━━━━━ Supplied information ━━━━━

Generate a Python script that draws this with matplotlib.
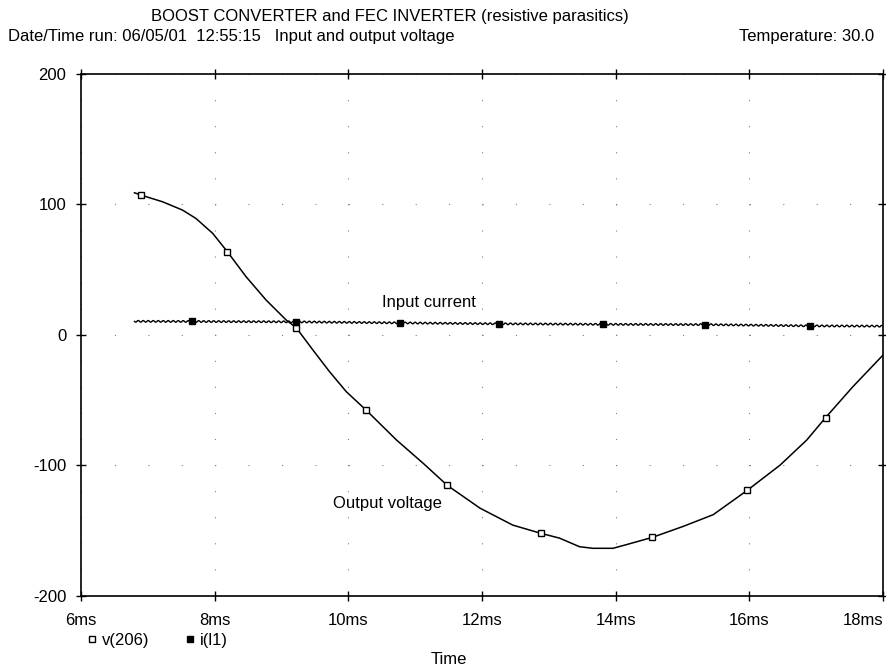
import matplotlib
matplotlib.use('Agg')
import matplotlib.pyplot as plt
from matplotlib.lines import Line2D
from matplotlib.ticker import FuncFormatter

plt.rcParams['font.family'] = ['Liberation Sans', 'DejaVu Sans']
plt.rcParams['lines.scale_dashes'] = False
plt.rcParams['axes.unicode_minus'] = False

# output voltage v(206), time in ms
t_volt = [6.80, 6.90, 7.22, 7.52, 7.72, 7.97, 8.19, 8.47, 8.77, 9.07, 9.22, 9.47,
          9.72, 9.97, 10.27, 10.72, 11.12, 11.48, 11.97, 12.46, 12.88, 13.16, 13.46,
          13.66, 13.96, 14.16, 14.55, 15.01, 15.46, 15.97, 16.46, 16.86, 17.14,
          17.55, 18.0]
v_out = [108.9, 107.1, 102.0, 95.6, 89.2, 77.8, 63.7, 44.5, 26.6, 11.3, 5.4, -11.7,
         -28.4, -43.7, -58.0, -80.7, -98.6, -115.5, -133.0, -146.0, -152.3, -156.0,
         -162.6, -163.8, -163.8, -161.0, -155.4, -147.0, -138.0, -119.3, -100.0,
         -80.7, -63.6, -39.8, -15.6]
v_marks = [1, 6, 10, 14, 17, 20, 26, 29, 32]

# input current i(l1)
t_curr = [6.80, 7.66, 9.21, 10.78, 12.25, 13.81, 15.34, 16.91, 18.0]
i_in = [10.3, 10.2, 9.9, 9.1, 8.4, 8.0, 7.8, 6.8, 6.6]
i_marks = [1, 2, 3, 4, 5, 6, 7]

x_ticks = [6, 8, 10, 12, 14, 16, 18]
y_ticks = [-200, -100, 0, 100, 200]

W, H = 886, 669
fig = plt.figure(figsize=(W / 100, H / 100), dpi=100)
ax = fig.add_axes([81 / W, 1 - 595.5 / H, 802 / W, 521.5 / H])

# voltage trace with hollow squares
ax.plot(t_volt, v_out, color='black', lw=1.1)
ax.plot([t_volt[k] for k in v_marks], [v_out[k] for k in v_marks], ls='none',
        marker='s', ms=4.4, mfc='white', mec='black', mew=1.0)

# current trace: rippled line + filled squares
cur, = ax.plot(t_curr, i_in, color='black', lw=1.0)
cur.set_sketch_params(scale=0.9, length=5, randomness=1)
ax.plot([t_curr[k] for k in i_marks], [i_in[k] for k in i_marks], ls='none',
        marker='s', ms=4.0, color='black')

ax.text(10.51, 25, 'Input current', fontsize=12, va='center', ha='left')
ax.text(9.77, -129.8, 'Output voltage', fontsize=12, va='center', ha='left')

ax.set_xlim(6, 18)
ax.set_ylim(-200, 200)
ax.set_xticks(x_ticks)
ax.set_yticks(y_ticks)
ax.xaxis.set_major_formatter(FuncFormatter(lambda v, p: f'{v:g}ms'))
ax.tick_params(direction='inout', length=7.2, width=1.0, top=True, right=True,
               labelsize=12, colors='black')
ax.tick_params(axis='y', pad=7)
ax.tick_params(axis='x', pad=9)
fig.canvas.draw()
ax.get_xticklabels()[-1].set_horizontalalignment('right')

# dotted grid: dots every 0.5ms along y gridlines, every 20 along x gridlines
ax.grid(axis='y', color='#7f7f7f', lw=0.8, linestyle=(0, (0.8, 23.26)))
ax.grid(axis='x', color='#7f7f7f', lw=0.8, linestyle=(0, (0.8, 17.97)))
for s in ax.spines.values():
    s.set_linewidth(1.2)
    s.set_color('black')

fig.text(151 / W, 1 - 16 / H, 'BOOST CONVERTER and FEC INVERTER (resistive parasitics)',
         fontsize=12, ha='left', va='center')
fig.text(8 / W, 1 - 37 / H, 'Date/Time run: 06/05/01  12:55:15   Input and output voltage',
         fontsize=12, ha='left', va='center')
fig.text(874 / W, 1 - 37 / H, 'Temperature: 30.0', fontsize=12, ha='right', va='center')
fig.text(449 / W, 1 - 660 / H, 'Time', fontsize=12, ha='center', va='center')

handles = [Line2D([], [], ls='none', marker='s', ms=4.4, mfc='white', mec='black', mew=1.0),
           Line2D([], [], ls='none', marker='s', ms=4.0, color='black')]
fig.legend(handles, ['v(206)', 'i(l1)'], loc='center left', ncol=2,
           bbox_to_anchor=(87 / W, 1 - 640 / H), frameon=False, fontsize=12,
           handlelength=0.6, handletextpad=0.3, columnspacing=2.1,
           borderpad=0, borderaxespad=0)

fig.savefig('out.png', dpi=100)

━━━━━

§ **Stated task**
Emit the lines of the material exactly, from its first line to the line containing "from matplotlib.ticker import FuncFormatter", inclusive; leave every picture out.

§ **Result**
Generate a Python script that draws this with matplotlib.
import matplotlib
matplotlib.use('Agg')
import matplotlib.pyplot as plt
from matplotlib.lines import Line2D
from matplotlib.ticker import FuncFormatter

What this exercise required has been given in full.